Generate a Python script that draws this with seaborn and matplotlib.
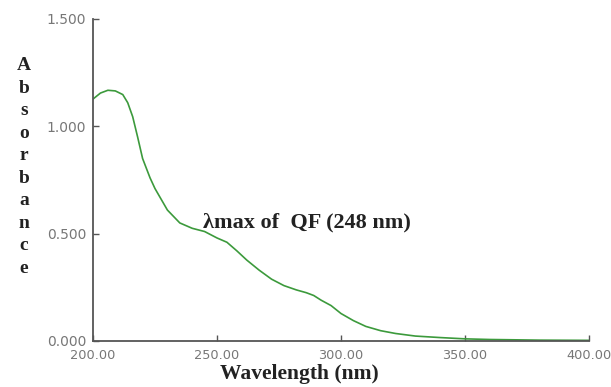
import matplotlib
matplotlib.use("Agg")
import matplotlib.pyplot as plt
import seaborn as sns
import pandas as pd

wavelength = [200, 203, 206, 209, 212, 214, 216, 218, 220, 223, 225, 227, 230, 235, 240,
              245, 250, 254, 258, 262, 267, 272, 277, 282, 286, 289, 292, 296, 300,
              305, 310, 316, 322, 330, 340, 350, 360, 380, 400]
absorbance = [1.127, 1.155, 1.168, 1.165, 1.148, 1.11, 1.045, 0.95, 0.85, 0.76, 0.71, 0.67,
              0.61, 0.55, 0.525, 0.51, 0.48, 0.46, 0.42, 0.377, 0.33, 0.288, 0.258, 0.238,
              0.225, 0.212, 0.19, 0.165, 0.128, 0.095, 0.068, 0.048, 0.035, 0.023, 0.016,
              0.010, 0.007, 0.004, 0.003]
xticks = [200, 250, 300, 350, 400]
yticks = [0.0, 0.5, 1.0, 1.5]
annotation = "λmax of  QF (248 nm)"
xlabel = "Wavelength (nm)"
ylabel = "Absorbance"

df = pd.DataFrame({"wavelength": wavelength, "absorbance": absorbance})

sns.set_style("white")
fig = plt.figure(figsize=(6.11, 3.87), dpi=100)
ax = fig.add_axes([93/611, 1-341/387, (589-93)/611, (341-19)/387])

sns.lineplot(data=df, x="wavelength", y="absorbance", ax=ax, color="#3c9a3c", linewidth=1.2)

ax.set_xlim(200, 400)
ax.set_ylim(0, 1.5)
ax.set_xticks(xticks)
ax.set_yticks(yticks)
ax.set_xticklabels([f"{v:.2f}" for v in xticks])
ax.set_yticklabels([f"{v:.3f}" for v in yticks])
ax.tick_params(axis="both", direction="in", length=4, width=1, color="#555555",
               labelcolor="#777777", bottom=True, left=True)
ax.tick_params(axis="x", pad=6, labelsize=9.3)
ax.tick_params(axis="y", pad=5, labelsize=10)
for s in ["top", "right"]:
    ax.spines[s].set_visible(False)
for s in ["left", "bottom"]:
    ax.spines[s].set_color("#555555")
    ax.spines[s].set_linewidth(1.3)
ax.set_xlabel("")
ax.set_ylabel("")

ax.text(244.5, 0.55, annotation, fontsize=16, fontweight="bold",
        family="Liberation Serif", va="center", ha="left", color="#222222")

fig.text(299/611, 1-374/387, xlabel, fontsize=15.5, fontweight="bold",
         family="Liberation Serif", ha="center", va="center", color="#222222")
fig.text(24/611, 1-167/387, "\n".join(ylabel), fontsize=14, fontweight="bold",
         family="Liberation Serif", ha="center", va="center", color="#222222",
         linespacing=1.42)

fig.savefig("out.png", dpi=100)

::::

▶ _EXERCISE OBJECTIVE_:
Take the listing and print it again exactly, but without any pictures.

▶ _EXERCISE OUTPUT_:
Generate a Python script that draws this with seaborn and matplotlib.
import matplotlib
matplotlib.use("Agg")
import matplotlib.pyplot as plt
import seaborn as sns
import pandas as pd

wavelength = [200, 203, 206, 209, 212, 214, 216, 218, 220, 223, 225, 227, 230, 235, 240,
              245, 250, 254, 258, 262, 267, 272, 277, 282, 286, 289, 292, 296, 300,
              305, 310, 316, 322, 330, 340, 350, 360, 380, 400]
absorbance = [1.127, 1.155, 1.168, 1.165, 1.148, 1.11, 1.045, 0.95, 0.85, 0.76, 0.71, 0.67,
              0.61, 0.55, 0.525, 0.51, 0.48, 0.46, 0.42, 0.377, 0.33, 0.288, 0.258, 0.238,
              0.225, 0.212, 0.19, 0.165, 0.128, 0.095, 0.068, 0.048, 0.035, 0.023, 0.016,
              0.010, 0.007, 0.004, 0.003]
xticks = [200, 250, 300, 350, 400]
yticks = [0.0, 0.5, 1.0, 1.5]
annotation = "λmax of  QF (248 nm)"
xlabel = "Wavelength (nm)"
ylabel = "Absorbance"

df = pd.DataFrame({"wavelength": wavelength, "absorbance": absorbance})

sns.set_style("white")
fig = plt.figure(figsize=(6.11, 3.87), dpi=100)
ax = fig.add_axes([93/611, 1-341/387, (589-93)/611, (341-19)/387])

sns.lineplot(data=df, x="wavelength", y="absorbance", ax=ax, color="#3c9a3c", linewidth=1.2)

ax.set_xlim(200, 400)
ax.set_ylim(0, 1.5)
ax.set_xticks(xticks)
ax.set_yticks(yticks)
ax.set_xticklabels([f"{v:.2f}" for v in xticks])
ax.set_yticklabels([f"{v:.3f}" for v in yticks])
ax.tick_params(axis="both", direction="in", length=4, width=1, color="#555555",
               labelcolor="#777777", bottom=True, left=True)
ax.tick_params(axis="x", pad=6, labelsize=9.3)
ax.tick_params(axis="y", pad=5, labelsize=10)
for s in ["top", "right"]:
    ax.spines[s].set_visible(False)
for s in ["left", "bottom"]:
    ax.spines[s].set_color("#555555")
    ax.spines[s].set_linewidth(1.3)
ax.set_xlabel("")
ax.set_ylabel("")

ax.text(244.5, 0.55, annotation, fontsize=16, fontweight="bold",
        family="Liberation Serif", va="center", ha="left", color="#222222")

fig.text(299/611, 1-374/387, xlabel, fontsize=15.5, fontweight="bold",
         family="Liberation Serif", ha="center", va="center", color="#222222")
fig.text(24/611, 1-167/387, "\n".join(ylabel), fontsize=14, fontweight="bold",
         family="Liberation Serif", ha="center", va="center", color="#222222",
         linespacing=1.42)

fig.savefig("out.png", dpi=100)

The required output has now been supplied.